A court order is the record of a judge's decision. It sets out what you and the other person (the law calls them the other party) have to do or not do.
If you and the other person agree about what you want the court to order:
- you can apply for a consent order, and
- draft (write) the order yourself.
If a judge approves the order:
- they'll sign the order you drafted and,
- you won't have to go to a court hearing.
If you and the other person don't agree, the judge will make an order:
- after a hearing,
- after a trial, or
- at a family management conference.
If one person has a lawyer, the lawyer will draft the order. If neither of you has a lawyer, the court clerk will draft it.
If the other person's lawyer is drafting the order, they might ask for your "signature to be dispensed with." This means they're asking for the order to be approved without you signing it. Don't do this.
Tell the judge you want to sign the order. You'll have a chance to read the order and point out anything you think is a mistake. Once the order is entered (registered with the court) it can take a lot of time and effort to get any changes made if you think the lawyer made a mistake. But if it's a simple order saying everyone must disclose their financial statements by a certain day, it's okay to not sign it.
You can't say you're not signing the order just because you don't like what it says.

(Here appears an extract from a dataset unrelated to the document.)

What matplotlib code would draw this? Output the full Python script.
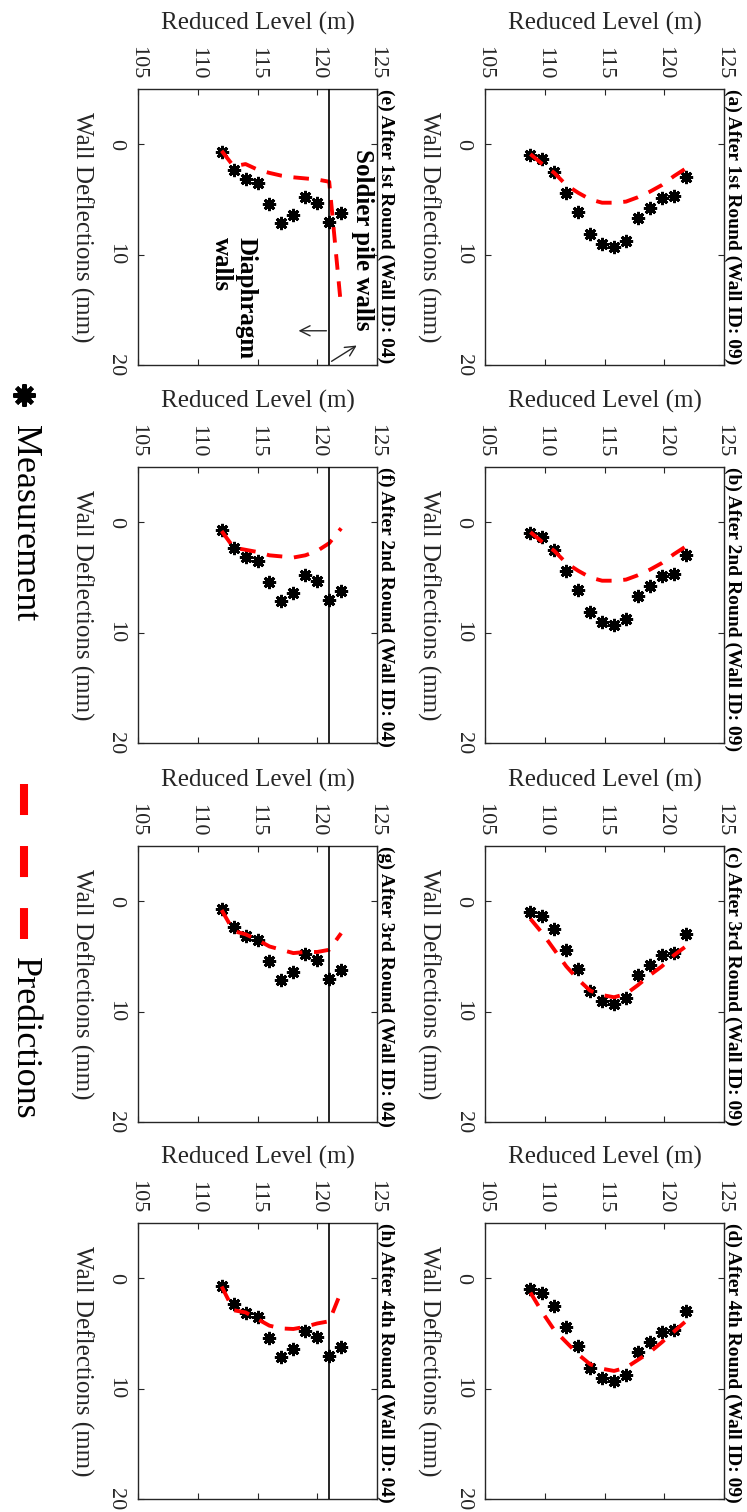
import matplotlib.pyplot as plt
from matplotlib.lines import Line2D

plt.rcParams['font.family'] = ['Liberation Serif', 'DejaVu Serif']

# reduced levels of the inclinometer readings
rl_09 = [108.8, 109.8, 110.8, 111.8, 112.8, 113.8, 114.8, 115.8, 116.8, 117.8, 118.8, 119.8, 120.8, 121.8]
rl_04 = [112, 113, 114, 115, 116, 117, 118, 119, 120, 121, 122]

# measured wall deflections (mm)
meas_09 = [1.0, 1.3, 2.5, 4.4, 6.1, 8.1, 9.0, 9.3, 8.8, 6.7, 5.8, 4.9, 4.7, 3.0]
meas_04 = [0.7, 2.3, 3.15, 3.5, 5.4, 7.1, 6.4, 4.75, 5.35, 7.05, 6.2]

# predicted deflections after each round (mm)
pred_09_r1 = [0.9, 1.8, 2.6, 3.7, 4.4, 5.0, 5.3, 5.3, 5.2, 4.8, 4.3, 3.7, 2.9, 2.2]
pred_09_r2 = [0.9, 1.8, 2.6, 3.7, 4.4, 5.0, 5.3, 5.3, 5.2, 4.8, 4.3, 3.7, 2.9, 2.2]
pred_09_r3 = [1.6, 2.9, 4.4, 5.9, 7.1, 8.1, 8.5, 8.7, 8.4, 7.6, 6.7, 5.9, 4.9, 4.1]
pred_09_r4 = [1.3, 3.1, 4.7, 5.8, 6.9, 7.8, 8.2, 8.4, 8.1, 7.4, 6.7, 5.8, 4.85, 3.9]

pred_04_r1 = [0.6, 2.0, 1.8, 2.3, 2.6, 2.85, 3.0, 3.1, 3.2, 3.4, 14.8]
pred_04_r2 = [0.8, 2.3, 2.5, 2.7, 3.0, 3.1, 3.2, 3.0, 2.6, 1.9, 0.55]
pred_04_r3 = [0.8, 2.7, 3.0, 3.5, 4.1, 4.4, 4.7, 4.6, 4.6, 4.4, 2.9]
pred_04_r4 = [0.75, 2.9, 3.1, 3.7, 4.3, 4.55, 4.6, 4.4, 4.1, 3.9, 1.2]

titles_09 = ['(a) After 1st Round (Wall ID: 09)', '(b) After 2nd Round (Wall ID: 09)',
             '(c) After 3rd Round (Wall ID: 09)', '(d) After 4th Round (Wall ID: 09)']
titles_04 = ['(e) After 1st Round (Wall ID: 04)', '(f) After 2nd Round (Wall ID: 04)',
             '(g) After 3rd Round (Wall ID: 04)', '(h) After 4th Round (Wall ID: 04)']

wall_change_rl = 121.0
x_ticks = [105, 110, 115, 120, 125]
y_ticks = [0, 10, 20]

GRAY = '#262626'
W, H = 747, 1512

fig = plt.figure(figsize=(W / 100, H / 100), dpi=100)


def make_axes(left_px, top_px):
    ax = fig.add_axes([left_px / W, 1 - (top_px + 276) / H, 239 / W, 276 / H])
    ax.set_xlim(105, 125)
    ax.set_ylim(20, -5)
    ax.set_xticks(x_ticks)
    ax.set_yticks(y_ticks)
    ax.tick_params(axis='both', direction='in', top=True, bottom=True, left=True, right=True,
                   labeltop=True, labelbottom=False, length=4, width=0.8,
                   colors=GRAY, labelsize=16)
    ax.tick_params(axis='x', pad=7, labelrotation=-90)
    ax.tick_params(axis='y', pad=9, labelrotation=-90)
    for lab in ax.get_yticklabels():
        lab.set_va('center')
    for s in ax.spines.values():
        s.set_color(GRAY)
        s.set_linewidth(1.0)
    ax.xaxis.set_label_position('top')
    ax.set_xlabel('Reduced Level (m)', fontsize=18, color=GRAY)
    ax.xaxis.label.set(va='center', ha='center')
    ax.xaxis.set_label_coords(0.5, 1.238)
    ax.set_ylabel('Wall Deflections (mm)', fontsize=18, color=GRAY)
    ax.yaxis.label.set(rotation=-90, ha='center', va='center', rotation_mode='default')
    ax.yaxis.set_label_coords(-0.235, 0.5)
    return ax


def draw_panel(ax, rl, meas, pred, title, wall_line=False):
    ax.plot(rl, meas, linestyle='none', marker='o', ms=6, color='k', zorder=3)
    ax.plot(rl, meas, linestyle='none', marker=(8, 2, 0), ms=9.5, mew=2.0, color='k', zorder=3)
    ax.plot(rl, pred, color='red', lw=2.8, dashes=(4, 3), zorder=4)
    if wall_line:
        ax.axvline(wall_change_rl, color='k', lw=1.2, zorder=5)
    ax.text(1.037, 1.0, title, transform=ax.transAxes, rotation=-90, ha='center', va='top',
            fontsize=14, fontweight='bold')


row_top = [89, 467, 846, 1223]
preds_09 = [pred_09_r1, pred_09_r2, pred_09_r3, pred_09_r4]
preds_04 = [pred_04_r1, pred_04_r2, pred_04_r3, pred_04_r4]

for i in range(4):
    ax_r = make_axes(485, row_top[i])
    draw_panel(ax_r, rl_09, meas_09, preds_09[i], titles_09[i])
    ax_l = make_axes(138, row_top[i])
    draw_panel(ax_l, rl_04, meas_04, preds_04[i], titles_04[i], wall_line=True)
    if i == 0:
        ax_l.text(123.8, 0.4, 'Soldier pile walls', rotation=-90, ha='center', va='top',
                  fontsize=18, fontweight='bold')
        ax_l.text(113.0, 8.4, 'Diaphragm\nwalls', rotation=-90, ha='center', va='top',
                  fontsize=18, fontweight='bold', multialignment='left', linespacing=1.1)
        ax_l.annotate('', xy=(118.2, 16.9), xytext=(wall_change_rl, 16.9),
                      arrowprops=dict(arrowstyle='->', lw=1, color=GRAY, mutation_scale=18))
        ax_l.annotate('', xy=(123.5, 18.1), xytext=(wall_change_rl, 19.8),
                      arrowprops=dict(arrowstyle='->', lw=1, color=GRAY, mutation_scale=18))

# legend strip on the left
lx = 24 / W
fig.add_artist(Line2D([lx], [1 - 395 / H], transform=fig.transFigure, linestyle='none',
                      marker='o', ms=10, color='k'))
fig.add_artist(Line2D([lx], [1 - 395 / H], transform=fig.transFigure, linestyle='none',
                      marker=(8, 2, 0), ms=16, mew=3, color='k'))
fig.text(lx, 1 - 425 / H, 'Measurement', rotation=-90, ha='center', va='top', fontsize=26)
fig.add_artist(Line2D([lx, lx], [1 - 784 / H, 1 - 939 / H], transform=fig.transFigure,
                      color='red', lw=5.8, dashes=(3.85, 3.85)))
fig.text(lx, 1 - 957 / H, 'Predictions', rotation=-90, ha='center', va='top', fontsize=26)

fig.savefig('out.png', dpi=100)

If the court clerk wrote the order, they'll give it to the judge to sign. Once the judge has signed the order, it's filed in the court registry. The clerk will send a copy to all the people involved in the case (or their lawyers).
How do you write a consent order?
Fill out a Consent Order (Form 18) form to explain the order you want the court to make. You can fill it out online and print it.
The Provincial Court of BC website has a picklist of approved standard terms (words and terms that are used in court) for family law orders. Use these standard terms when you write your consent order. That way, the court will understand what you want.
The list is organized by topic (for example, guardianship, parenting time, child support). The topics are all written in UPPER-CASE (capital) letters.
Go to the topic that applies to you, choose the order that best describes your situation, and copy and paste it into your form. You can use the exact wording or change it slightly to fit your situation if you need to. There's a lot of information in the picklist, so take your time.
See our step-by-step guide Get a family order in Provincial Court if you both agree to find out more about how to apply for a consent order.
What if you think the order isn't right?
If you don't agree with what's in the order, go to the court registry and get a copy of the clerk's notes. Compare what the clerk wrote with what's in the order. If you see any differences between the two, don't sign the order. Ask the person who wrote the order to make changes and tell them why you're asking.
If you didn't get to see and sign the order before it was filed and you don't think it says what the judge meant, fill in and file an Application for Case Management Order (Form 10). You can't do this just because you don't like the judge's order. You have to be sure there's a difference between the clerk's notes and the order.
You can use wording from the picklist to show what you think the judge actually decided.
If you feel overwhelmed, try doing something physical. You could go for a walk, dance to your favourite song, or hit the gym.